• [PROVIDED DATA]
....

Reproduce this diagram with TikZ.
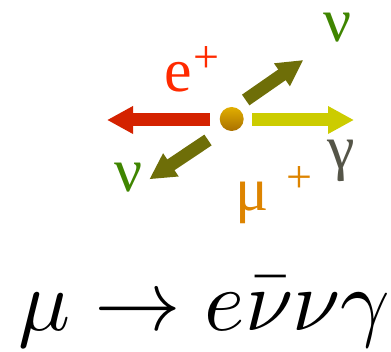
\documentclass[tikz,border=0pt]{standalone}
\usepackage{fontspec}
\setmainfont{Liberation Serif}
\usepackage{unicode-math}
\setmathfont{Latin Modern Math}
\usetikzlibrary{arrows.meta}
\definecolor{ered}{HTML}{FF2A00}
\definecolor{nugreen}{HTML}{3F8500}
\definecolor{muorange}{HTML}{DD8400}
\definecolor{gamgray}{HTML}{555548}
\definecolor{redarrow}{HTML}{D42200}
\definecolor{yelarrow}{HTML}{CCCC00}
\definecolor{olive2}{HTML}{6E6E08}
\definecolor{dotor}{HTML}{D48C00}
\tikzset{
  glyph/.style={inner sep=0pt, outer sep=0pt, font=\fontsize{62}{62}\selectfont},
  supglyph/.style={inner sep=0pt, outer sep=0pt, font=\fontsize{46}{46}\selectfont},
  fatarrow/.style={line width=13pt, -{Triangle[length=26pt,width=26pt]}}
}
\begin{document}
\begin{tikzpicture}[x=1pt,y=-1pt]
\useasboundingbox (0,0) rectangle (391,352);
% central dot
\node[circle, minimum size=24pt, inner sep=0pt, top color=dotor!70!yellow, bottom color=dotor!80!black] (mu) at (231.7,119) {};
% arrow end points
\coordinate (eL) at (107,120);
\coordinate (gR) at (354,120);
\coordinate (nUR) at (303.3,60);
\coordinate (nDL) at (149.3,179.3);
\coordinate (eS) at (210,120);
\coordinate (gS) at (252,120);
\coordinate (nURs) at (245.7,100);
\coordinate (nDLs) at (208,140);
\draw[fatarrow, redarrow] (eS) -- (eL);
\draw[fatarrow, yelarrow] (gS) -- (gR);
\draw[fatarrow, olive2] (nURs) -- (nUR);
\draw[fatarrow, olive2] (nDLs) -- (nDL);
% labels
\node[glyph, text=ered] (e) at (178.3,77.5) {e};
\node[supglyph, text=ered] (ep) at (206.7,60) {+};
\node[glyph, text=nugreen] (nu1) at (337.5,27.5) {ν};
\node[glyph, text=nugreen] (nu2) at (129,177.5) {ν};
\node[glyph, text=muorange] (m) at (251.7,202.5) {μ};
\node[supglyph, text=muorange] (mp) at (299,180) {+};
\node[glyph, text=gamgray] (g) at (340.8,161.3) {γ};
% formula
\node[inner sep=0pt, font=\fontsize{86.5}{90}\selectfont] (f) at (204,312) {$\mu\rightarrow e\bar{\nu}\nu\gamma$};
\end{tikzpicture}
\end{document}
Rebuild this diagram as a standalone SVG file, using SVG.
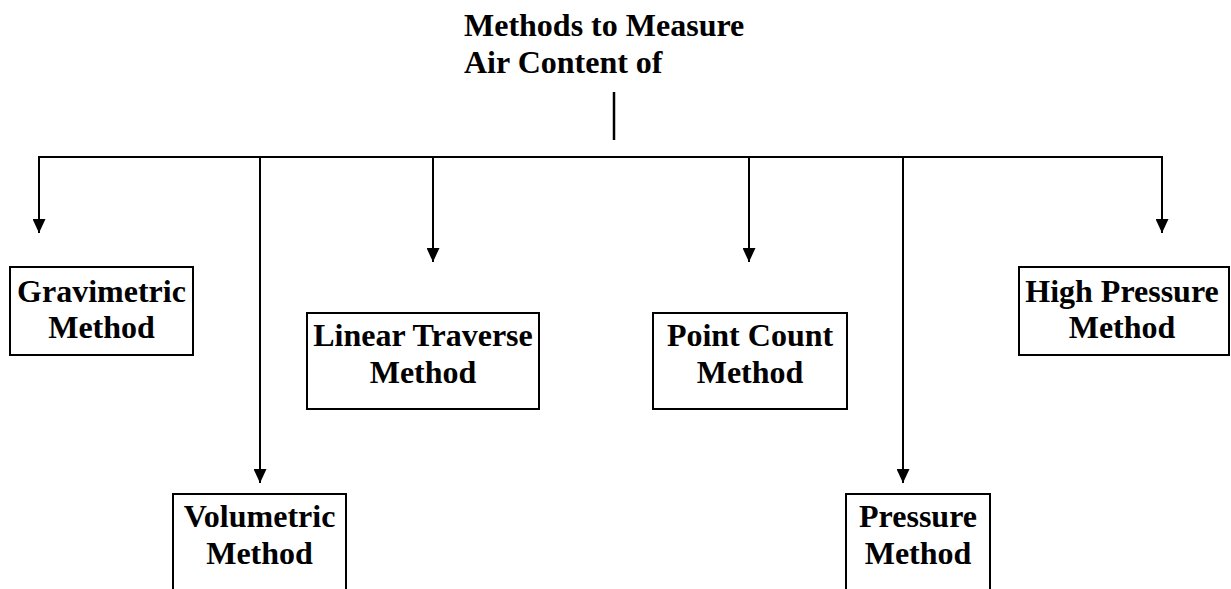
<svg xmlns="http://www.w3.org/2000/svg" width="1231" height="589" viewBox="0 0 1231 589">
<style>
text{font-family:"Liberation Serif","Times New Roman",serif;font-weight:bold;font-size:32px;fill:#000}
.c{text-anchor:middle}
.box{fill:#fff;stroke:#000;stroke-width:2}
.ln{stroke:#000;stroke-width:2;fill:none}
</style>
<defs>
<marker id="ah" markerUnits="userSpaceOnUse" markerWidth="14" markerHeight="13" viewBox="0 -6.5 14 13" refX="14" refY="0" orient="auto">
<path d="M0,-6.5 L14,0 L0,6.5 z" fill="#000"/>
</marker>
</defs>
<g id="title">
<text x="464" y="36">Methods to Measure</text>
<text x="464" y="73">Air Content of</text>
</g>
<g id="connectors">
<line class="ln" x1="614" y1="92" x2="614" y2="140" style="stroke-width:2.5"/>
<line class="ln" x1="38" y1="157" x2="1163" y2="157"/>
<line class="ln" x1="39" y1="157" x2="39" y2="233" marker-end="url(#ah)"/>
<line class="ln" x1="260" y1="157" x2="260" y2="483" marker-end="url(#ah)"/>
<line class="ln" x1="433" y1="157" x2="433" y2="262" marker-end="url(#ah)"/>
<line class="ln" x1="749" y1="157" x2="749" y2="262" marker-end="url(#ah)"/>
<line class="ln" x1="903" y1="157" x2="903" y2="483" marker-end="url(#ah)"/>
<line class="ln" x1="1162" y1="157" x2="1162" y2="233" marker-end="url(#ah)"/>
</g>
<g id="gravimetric">
<rect class="box" x="10" y="267" width="183" height="88"/>
<text class="c" x="101.5" y="302">Gravimetric</text>
<text class="c" x="101.5" y="338">Method</text>
</g>
<g id="volumetric">
<rect class="box" x="173" y="494" width="173" height="110"/>
<text class="c" x="259.5" y="527">Volumetric</text>
<text class="c" x="259.5" y="564">Method</text>
</g>
<g id="linear-traverse">
<rect class="box" x="307" y="313" width="232" height="96"/>
<text class="c" x="423" y="346">Linear Traverse</text>
<text class="c" x="423" y="383">Method</text>
</g>
<g id="point-count">
<rect class="box" x="653" y="313" width="194" height="96"/>
<text class="c" x="750" y="346">Point Count</text>
<text class="c" x="750" y="383">Method</text>
</g>
<g id="pressure">
<rect class="box" x="846" y="494" width="144" height="110"/>
<text class="c" x="918" y="527">Pressure</text>
<text class="c" x="918" y="564">Method</text>
</g>
<g id="high-pressure">
<rect class="box" x="1019" y="267" width="210" height="88"/>
<text class="c" x="1122" y="302">High Pressure</text>
<text class="c" x="1122" y="338">Method</text>
</g>
</svg>
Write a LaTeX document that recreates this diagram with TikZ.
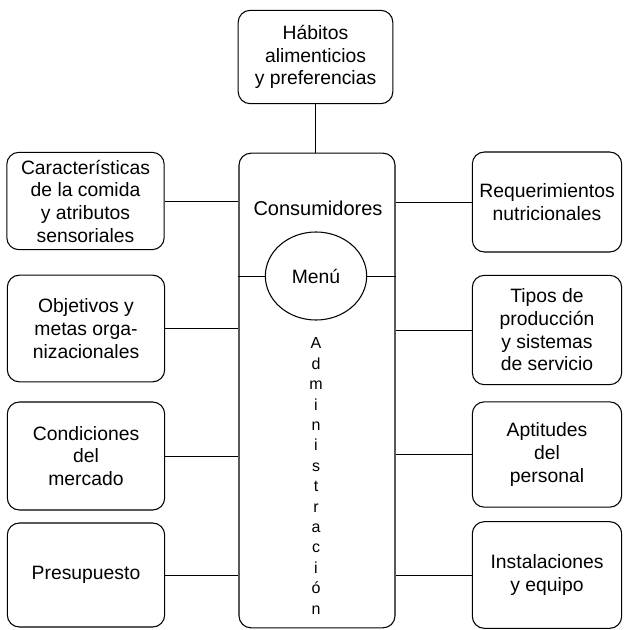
\documentclass[tikz,border=0pt]{standalone}
\usepackage{fontspec}
\setmainfont{Liberation Sans}
\usetikzlibrary{shapes.geometric}

\tikzset{
    caja/.style = {draw, rounded corners=9pt, line width=0.8pt, align=center,
                   inner sep=2pt, font=\fontsize{14.5}{17}\selectfont},
    enlace/.style = {draw, line width=0.7pt}
}

\begin{document}
\begin{tikzpicture}[x=0.75pt,y=-0.75pt]
\useasboundingbox (0,0) rectangle (624,630);

% centro
\node[caja, minimum width=117pt, minimum height=356pt] (admin) at (317,390.5) {};
\node[font=\fontsize{15}{17}\selectfont] (consum) at (318,208) {Consumidores};
\node[draw, ellipse, line width=0.8pt, minimum width=76pt, minimum height=66pt,
      font=\fontsize{14.5}{17}\selectfont] (menu) at (316,276) {Menú};
\node[align=center, font=\fontsize{12}{15.3}\selectfont] (letras) at (316,476)
    {A\\d\\m\\i\\n\\i\\s\\t\\r\\a\\c\\i\\ó\\n};

% arriba
\node[caja, minimum width=116pt, minimum height=70pt] (habitos) at (315.5,57)
    {Hábitos\\alimenticios\\y preferencias};

% izquierda
\node[caja, minimum width=118pt, minimum height=73pt] (caract) at (85.5,201)
    {Características\\de la comida\\y atributos\\sensoriales};
\node[caja, minimum width=118pt, minimum height=80pt] (objet) at (86,328.5)
    {Objetivos y\\metas orga-\\nizacionales};
\node[caja, minimum width=118pt, minimum height=81pt] (mercado) at (86,456)
    {Condiciones\\del\\mercado};
\node[caja, minimum width=118pt, minimum height=78pt] (presup) at (86,575)
    {Presupuesto};

% derecha
\node[caja, minimum width=112pt, minimum height=75pt] (requer) at (547,202)
    {Requerimientos\\nutricionales};
\node[caja, minimum width=112pt, minimum height=82pt] (tipos) at (547,330)
    {Tipos de\\producción\\y sistemas\\de servicio};
\node[caja, minimum width=112pt, minimum height=79pt] (aptit) at (547,454.5)
    {Aptitudes\\del\\personal};
\node[caja, minimum width=112pt, minimum height=80pt] (instal) at (547,575)
    {Instalaciones\\y equipo};

% conectores
\draw[enlace] (habitos.south) -- (habitos.south |- admin.north);
\foreach \n in {caract,objet,mercado,presup}
    \draw[enlace] (\n.east) -- (\n.east -| admin.west);
\foreach \n in {requer,tipos,aptit,instal}
    \draw[enlace] (\n.west) -- (\n.west -| admin.east);
\draw[enlace] (menu.west) -- (menu.west -| admin.west);
\draw[enlace] (menu.east) -- (menu.east -| admin.east);
\end{tikzpicture}
\end{document}
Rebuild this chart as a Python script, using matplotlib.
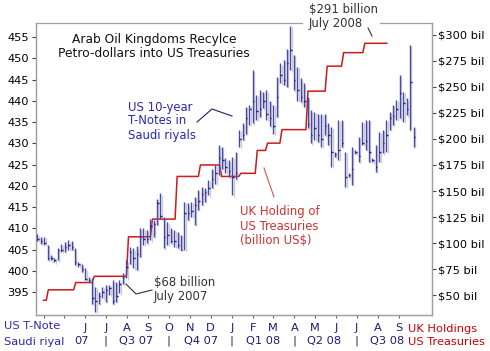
import matplotlib
matplotlib.use('Agg')
import matplotlib.pyplot as plt
import matplotlib.patheffects as pe
import pandas as pd

# US 10-year T-Note priced in Saudi riyals (bars: high / low / close)
highs = [408.6, 408.0, 408.0, 406.1, 403.7, 402.9, 405.3, 406.3, 406.8, 407.2,
         407.1, 405.3, 402.1, 401.7, 400.6, 398.5, 398.2, 396.3, 395.1, 396.3,
         396.7, 396.7, 397.8, 397.4, 397.8, 399.5, 402.5, 405.5, 405.3, 405.8,
         410.0, 410.0, 409.6, 412.3, 411.9, 417.0, 418.2, 412.7, 411.5, 410.0,
         409.6, 409.2, 408.4, 416.3, 415.9, 416.3, 417.4, 419.0, 419.8, 419.4,
         421.4, 424.0, 425.0, 429.5, 429.2, 426.5, 426.0, 426.8, 428.0, 433.1,
         434.7, 438.6, 439.0, 447.2, 441.4, 442.5, 442.1, 442.5, 440.0, 439.0,
         445.7, 448.8, 449.6, 452.3, 457.6, 450.8, 448.0, 445.3, 444.1, 441.0,
         437.8, 437.4, 437.0, 437.0, 437.0, 434.7, 433.9, 428.0, 435.5, 435.5,
         428.0, 423.0, 429.2, 428.5, 431.5, 435.1, 435.5, 435.5, 426.5, 429.6,
         432.7, 433.1, 435.5, 437.4, 439.0, 440.2, 446.1, 442.1, 440.6, 453.1, 433.9]
lows = [407.0, 406.4, 406.1, 402.5, 402.5, 402.0, 402.5, 404.5, 404.5, 404.9,
        405.0, 401.4, 401.0, 399.8, 397.8, 397.4, 392.3, 390.4, 392.3, 393.5,
        392.7, 394.3, 392.3, 392.7, 394.7, 397.0, 398.2, 401.7, 400.6, 400.2,
        403.3, 406.1, 406.5, 407.2, 408.0, 410.8, 412.3, 405.3, 406.1, 406.5,
        405.7, 405.3, 404.9, 404.9, 411.9, 412.7, 410.8, 414.3, 415.5, 416.3,
        417.8, 419.5, 420.5, 422.5, 424.0, 423.0, 422.0, 417.8, 421.5, 429.2,
        430.8, 432.3, 434.3, 434.7, 435.5, 436.2, 438.2, 435.5, 434.0, 432.3,
        436.2, 444.1, 443.7, 443.3, 447.2, 442.5, 440.0, 439.6, 438.6, 433.5,
        430.0, 430.8, 430.4, 429.2, 431.9, 429.6, 424.5, 426.8, 426.1, 429.2,
        419.8, 422.0, 420.2, 427.5, 425.7, 429.6, 428.4, 425.7, 425.5, 423.3,
        425.7, 427.6, 428.0, 433.1, 434.3, 435.5, 435.9, 435.1, 436.6, 433.1, 429.2]
closes = [407.5, 407.0, 406.5, 403.0, 403.0, 402.5, 405.0, 405.0, 405.5, 406.0,
          405.5, 402.0, 401.5, 400.5, 398.0, 397.8, 393.5, 393.0, 394.0, 395.0,
          395.5, 396.0, 393.0, 394.0, 397.0, 398.5, 401.0, 404.5, 403.0, 404.0,
          408.0, 407.5, 407.5, 410.5, 411.0, 416.0, 413.0, 408.0, 408.5, 407.0,
          407.0, 406.0, 405.0, 413.5, 413.5, 414.0, 415.5, 416.5, 418.0, 418.5,
          419.5, 421.5, 423.0, 426.5, 426.0, 424.5, 423.5, 422.0, 423.0, 431.0,
          432.0, 436.0, 438.0, 440.0, 437.5, 438.0, 440.0, 437.0, 436.0, 434.0,
          441.0, 446.0, 445.0, 449.0, 452.0, 445.0, 442.5, 441.0, 440.0, 434.5,
          432.0, 433.5, 432.0, 431.0, 434.0, 432.0, 428.0, 427.5, 428.5, 430.0,
          422.0, 422.5, 424.0, 428.0, 427.0, 430.0, 430.5, 428.0, 426.0, 424.5,
          428.0, 430.0, 432.0, 436.0, 436.5, 438.0, 441.8, 439.4, 438.0, 444.5, 431.5]
bar_dates = pd.date_range('2007-03-23', '2008-09-22', periods=len(highs))

# UK holdings of US Treasuries (billion US$), monthly steps
uk_dates = pd.to_datetime(['2007-04-01', '2007-04-08', '2007-05-18', '2007-06-14',
                           '2007-08-03', '2007-09-07', '2007-10-13', '2007-11-16',
                           '2007-12-17', '2008-01-14', '2008-02-07', '2008-02-22',
                           '2008-03-14', '2008-04-21', '2008-05-19', '2008-06-12',
                           '2008-07-13'])
uk_values = [45, 55, 62, 68, 106, 123, 164, 175, 164, 167, 189, 196, 209, 246, 270, 283, 292]
uk_end = pd.Timestamp('2008-08-14')

month_labels = ['', '', 'J', 'J', 'A', 'S', 'O', 'N', 'D', 'J', 'F', 'M', 'A', 'M', 'J', 'J', 'A', 'S']
quarter_labels = ['07', 'Q3 07', 'Q4 07', 'Q1 08', 'Q2 08', 'Q3 08']
quarter_mid = pd.to_datetime(['2007-05-27', '2007-08-14', '2007-11-17', '2008-02-15', '2008-05-15', '2008-08-14'])
quarter_starts = pd.to_datetime(['2007-07-01', '2007-10-01', '2008-01-01', '2008-04-01', '2008-07-01'])

W, H = 490, 351
fig = plt.figure(figsize=(W / 100, H / 100), dpi=100)
ax = fig.add_axes([36 / W, 1 - 315 / H, 396 / W, 292 / H])
ax2 = ax.twinx()

def px(x, y):
    return x / W, 1 - y / H

grey = '#a0a0a0'
navy = '#1c1c70'

# red step line
xs, ys = [], []
for i, (d, v) in enumerate(zip(uk_dates, uk_values)):
    nxt = uk_dates[i + 1] if i + 1 < len(uk_dates) else uk_end + pd.Timedelta(days=3)
    xs += [d, nxt - pd.Timedelta(days=3)]
    ys += [v, v]
ax2.plot(xs, ys, color='#cc1a1a', lw=1.1, zorder=1)

# blue bars
shadow = [pe.SimpleLineShadow(offset=(1.0, -1.0), shadow_color='#909090', alpha=0.45), pe.Normal()]
ax.vlines(bar_dates, lows, highs, colors='#4848ad', lw=1.0, path_effects=shadow, zorder=3)
ax.hlines(closes, bar_dates, bar_dates + pd.Timedelta(days=2.2), colors=navy, lw=1.0, zorder=4)
ax.set_zorder(ax2.get_zorder() + 1)
ax.patch.set_visible(False)

xmin, xmax = pd.Timestamp('2007-03-21'), pd.Timestamp('2008-10-19')
ax.set_xlim(xmin, xmax)
ax.set_ylim(389.6, 458.3)
ax2.set_ylim(30.8, 311.5)

ax.set_yticks(range(395, 456, 5))
ax2.set_yticks(range(50, 301, 25))
ax2.set_yticklabels(['$%d bil' % v for v in range(50, 301, 25)])
ticks = pd.date_range('2007-04-01', '2008-09-01', freq='MS')
ax.set_xticks(ticks)
ax.set_xticklabels(month_labels)

for a in (ax, ax2):
    for s in a.spines.values():
        s.set_color(grey)
        s.set_linewidth(0.9)
    a.spines['top'].set_visible(False)
ax.tick_params(axis='y', length=3, width=0.8, color='#444444', labelsize=8.2, pad=2)
ax2.tick_params(axis='y', length=3, width=0.8, color='#444444', labelsize=8.2, pad=1)
ax.tick_params(axis='x', length=2.5, width=0.8, color='#666666', labelsize=8.2, pad=3, labelcolor=navy)

# top border with a gap for the label
ax.plot([0, (302 - 36) / 396], [1, 1], transform=ax.transAxes, color=grey, lw=0.9, clip_on=False)
ax.plot([(380 - 36) / 396, 1], [1, 1], transform=ax.transAxes, color=grey, lw=0.9, clip_on=False)

# quarter row
tr = ax.get_xaxis_transform()
qy = -(341 - 315) / 292
for d, lab in zip(quarter_mid, quarter_labels):
    ax.text(d, qy, lab, transform=tr, ha='center', va='center', fontsize=8.2, color=navy)
for d in quarter_starts:
    ax.text(d, qy, '|', transform=tr, ha='center', va='center', fontsize=8.2, color='#333333')

fig.text(*px(4, 326), 'US T-Note', fontsize=8.2, color='#2a2aa8', va='center')
fig.text(*px(4, 342), 'Saudi riyal', fontsize=8.2, color='#2a2aa8', va='center')
fig.text(*px(408, 329), 'UK Holdings', fontsize=8.2, color='#cc0000', va='center')
fig.text(*px(408, 342), 'US Treasuries', fontsize=8.2, color='#cc0000', va='center')

# annotations
fig.text(*px(154, 46.5), 'Arab Oil Kingdoms Recylce\nPetro-dollars into US Treasuries',
         fontsize=8.8, ha='center', va='center', linespacing=1.1, color='#111111')
fig.text(*px(128, 121), 'US 10-year\nT-Notes in\nSaudi riyals', fontsize=8.4,
         va='center', linespacing=1.1, color='#2a2aa8')
fig.lines.append(plt.Line2D([197 / W, 212 / W, 232 / W], [1 - 122 / H, 1 - 109 / H, 1 - 116 / H],
                            transform=fig.transFigure, color=navy, lw=0.8))
fig.text(*px(240, 226), 'UK Holding of\nUS Treasuries\n(billion US$)', fontsize=8.4,
         va='center', linespacing=1.1, color='#cc3333')
fig.lines.append(plt.Line2D([264 / W, 274 / W], [1 - 168 / H, 1 - 197 / H],
                            transform=fig.transFigure, color='#cc5555', lw=0.8))
fig.text(*px(154, 289.5), '$68 billion\nJuly 2007', fontsize=8.4,
         va='center', linespacing=1.1, color='#333333')
fig.lines.append(plt.Line2D([126 / W, 136 / W, 152 / W], [1 - 284 / H, 1 - 294 / H, 1 - 290 / H],
                            transform=fig.transFigure, color='#333333', lw=0.8))
fig.text(*px(309, 16.5), '$291 billion\nJuly 2008', fontsize=8.4,
         va='center', linespacing=1.1, color='#333333')
fig.lines.append(plt.Line2D([368 / W, 372 / W], [1 - 28 / H, 1 - 36 / H],
                            transform=fig.transFigure, color='#333333', lw=0.8))

fig.savefig('out.png', dpi=100)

....

• [TASK DIRECTIONS]
Reproduce nothing but the lines from the one with "Rebuild this chart" to the one with "import pandas as pd", both lines included, and keep every picture out of the copy.

• [RIGHT ANSWER]
Rebuild this chart as a Python script, using matplotlib.
import matplotlib
matplotlib.use('Agg')
import matplotlib.pyplot as plt
import matplotlib.patheffects as pe
import pandas as pd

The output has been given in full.